The events “after the fall of France” described above are entered in the diary as they happened. When registering as Jewish, for example, Werth says he sang out the word “Jewish” as if he were singing the Marseillaise. He also uses his gifts as a novelist to give us portraits of the peasants, shopkeepers and railroad workers in and around the village of Saint-Amour. We see what they are like and hear, in their own words, what they think of Vichy—not much, though many trust Pétain—and how it affects their lives. The diary in French is 750 pages, far too long to be assigned in classrooms, but the English edition is less than half as long. It is his most important book in English to date.

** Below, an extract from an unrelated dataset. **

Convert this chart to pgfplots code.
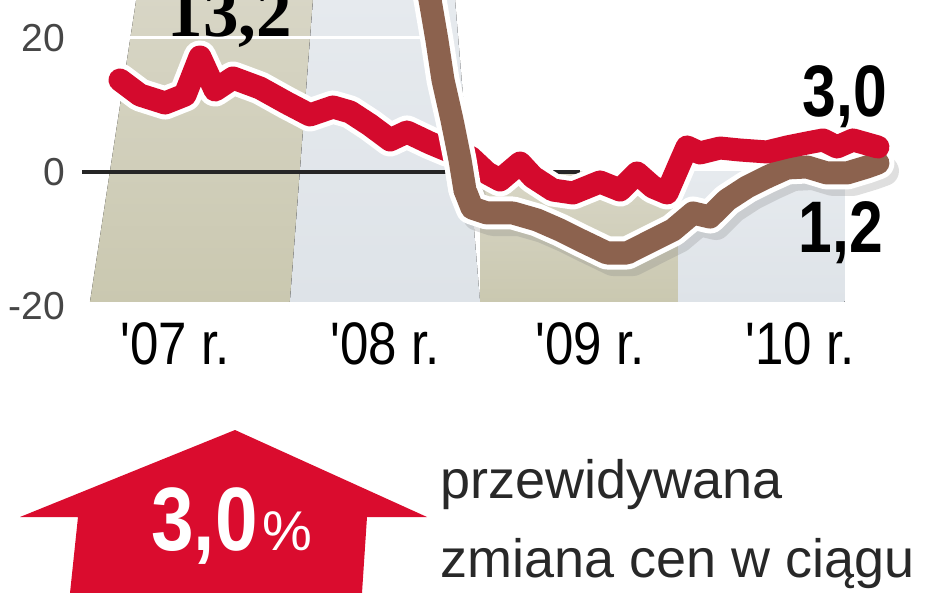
\documentclass[border=0pt]{standalone}
\usepackage{pgfplots}
\pgfplotsset{compat=1.18}
\usepackage{fontspec}
\setmainfont{Liberation Sans}
\newfontfamily\condfont{Liberation Sans}[FakeStretch=0.85]
\newfontfamily\numfont{Liberation Sans}[FakeStretch=0.83]
\newfontfamily\serifbold{Liberation Serif}
\definecolor{cred}{RGB}{212,10,45}
\definecolor{arrowred}{RGB}{218,12,46}
\definecolor{cbrown}{RGB}{140,98,78}
\definecolor{khakiT}{RGB}{216,214,198}
\definecolor{khakiB}{RGB}{202,200,176}
\definecolor{lightT}{RGB}{230,234,238}
\definecolor{lightB}{RGB}{222,227,232}
\definecolor{tickgray}{RGB}{70,70,70}
\definecolor{txt}{RGB}{40,40,40}
\pgfplotstableread{
x y
2007.153 13.73
2007.255 11.49
2007.383 10.30
2007.485 11.49
2007.561 17.16
2007.638 12.24
2007.730 14.03
2007.867 12.54
2008.005 10.30
2008.122 8.51
2008.240 9.70
2008.327 8.96
2008.429 7.01
2008.531 4.78
2008.617 5.97
2008.735 4.33
2008.821 3.28
2008.939 2.24
2009.026 -0.15
2009.092 -1.19
2009.194 1.34
2009.260 -0.75
2009.362 -2.69
2009.464 -3.13
2009.602 -1.49
2009.704 -2.69
2009.791 -0.15
2009.872 -2.24
2009.944 -3.13
2010.010 1.34
2010.046 3.73
2010.112 2.84
2010.214 3.58
2010.316 3.28
2010.454 2.99
2010.556 3.73
2010.658 4.33
2010.740 4.78
2010.811 3.73
2010.893 4.78
2011.02 3.73
}\redtab
\pgfplotstableread{
x y
2008.888 1.79
2008.913 -2.69
2008.949 -5.37
2009.026 -6.12
2009.158 -6.12
2009.281 -7.16
2009.398 -8.66
2009.500 -10.15
2009.638 -12.09
2009.740 -12.09
2009.872 -10.15
2009.974 -8.66
2010.077 -6.12
2010.163 -6.72
2010.250 -4.18
2010.352 -2.24
2010.454 -0.75
2010.556 0.60
2010.658 0.75
2010.760 -0.15
2010.862 -0.15
2010.964 0.75
2011.02 1.34
}\browntab
\pgfplotstableread{
x y
2008.704 30.15
2008.735 25.67
2008.770 19.70
2008.801 13.73
2008.847 7.76
2008.888 1.79
2008.913 -2.69
}\browntop
\begin{document}
\begin{tikzpicture}
\useasboundingbox (0,0) rectangle (474pt,-296.5pt);
\begin{axis}[
  at={(41.08pt,-153pt)}, anchor=south west,
  scale only axis, width=408.66pt, height=153pt,
  xmin=2006.96, xmax=2011.13, ymin=-20, ymax=25.67,
  axis line style={draw=none}, major tick length=0pt,
  clip=true,
  xtick={2007.434,2008.505,2009.551,2010.622},
  xticklabels={'07 r.,'08 r.,'09 r.,'10 r.},
  xticklabel style={font=\condfont\fontsize{30pt}{30pt}\selectfont, anchor=base, inner sep=0pt, yshift=-29.5pt, text=black},
  ytick={-20,0,20}, yticklabels={-20,0,20},
  yticklabel style={font=\fontsize{19.5pt}{19.5pt}\selectfont, anchor=east, inner sep=0pt, xshift=-8.5pt, text=tickgray},
]
% background bands
\fill[top color=khakiT, bottom color=khakiB] (axis cs:2007.0,-19.4) -- (axis cs:2008.02,-19.4) -- (axis cs:2008.14,26.5) -- (axis cs:2007.24,26.5) -- cycle;
\fill[top color=lightT, bottom color=lightB] (axis cs:2008.02,-19.4) -- (axis cs:2008.99,-19.4) -- (axis cs:2008.86,26.5) -- (axis cs:2008.14,26.5) -- cycle;
\fill[top color=khakiT, bottom color=khakiB] (axis cs:2008.99,-19.4) -- (axis cs:2010.0,-19.4) -- (axis cs:2010.0,0) -- (axis cs:2008.99,0) -- cycle;
\fill[top color=lightT, bottom color=lightB] (axis cs:2010.0,-19.4) -- (axis cs:2010.85,-19.4) -- (axis cs:2010.85,0) -- (axis cs:2010.0,0) -- cycle;
% white grid line at 20
\draw[white, line width=1.5pt] (axis cs:2007.0,20) -- (axis cs:2008.85,20);
% zero line
\draw[black!85, line width=1.6pt] (axis cs:2006.96,0) -- (axis cs:2009.5,0);
% shadow
\addplot[gray, opacity=0.25, line width=15pt, line join=round, line cap=round, xshift=3pt, yshift=-4pt] table {\browntab};
% halos
\addplot[white, line width=16.5pt, line join=round, line cap=round] table {\redtab};
\addplot[white, line width=16.5pt, line join=round, line cap=round] table {\browntab};
% brown lower part
\addplot[cbrown, line width=11.5pt, line join=round, line cap=round] table {\browntab};
% red
\addplot[cred, line width=11.5pt, line join=round, line cap=round] table {\redtab};
% brown upper part (over red)
\addplot[white, line width=16.5pt, line join=round, line cap=butt] table {\browntop};
\addplot[cbrown, line width=11.5pt, line join=round, line cap=round] table {\browntop};
\end{axis}
% value labels
\node[anchor=base, inner sep=0pt, font=\serifbold\bfseries\fontsize{35.5pt}{35.5pt}\selectfont] at (115pt,-18.5pt) {13,2};
\node[anchor=base, inner sep=0pt, font=\numfont\bfseries\fontsize{36.5pt}{36.5pt}\selectfont] at (422.5pt,-58.5pt) {3,0};
\node[anchor=base, inner sep=0pt, font=\numfont\bfseries\fontsize{36.5pt}{36.5pt}\selectfont] at (420.5pt,-126.5pt) {1,2};
% arrow
\fill[arrowred] (117.5pt,-215pt) -- (213.5pt,-258.5pt) -- (183.5pt,-258.5pt) -- (181pt,-296.5pt) -- (35pt,-296.5pt) -- (39pt,-258.5pt) -- (10pt,-258.5pt) -- cycle;
\node[anchor=base east, inner sep=0pt, text=white, font=\condfont\bfseries\fontsize{45pt}{45pt}\selectfont] at (129pt,-275pt) {3,0};
\node[anchor=base west, inner sep=0pt, text=white, font=\fontsize{28pt}{28pt}\selectfont] at (131pt,-275pt) {\%};
% caption text
\node[anchor=base west, inner sep=0pt, text=txt, font=\fontsize{27pt}{27pt}\selectfont] at (220pt,-249pt) {przewidywana};
\node[anchor=base west, inner sep=0pt, text=txt, font=\fontsize{27pt}{27pt}\selectfont] at (220pt,-288.5pt) {zmiana cen w ciągu};
\end{tikzpicture}
\end{document}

Werth returned to Paris in January 1944 but could only venture out at night until just before the Liberation. He describes the activities of a Resistance cell in their apartment: British aviators hid there until they could be smuggled out of the country. Résistants on the run hid out for a few days in their apartment and then set out for a new mission. In August, he reports the exciting advance of the Allied armies toward Paris and during the last week, he reports the street-fighting he saw in Paris during the liberation of the city. The diary ends with his capture of German prisoners huddled on a tank, and the triumphal parade of General de Gaulle down the Champs-Élysées.

Commemorative events

Various events were organized in 2005 to commemorate the fiftieth anniversary of Werth's death.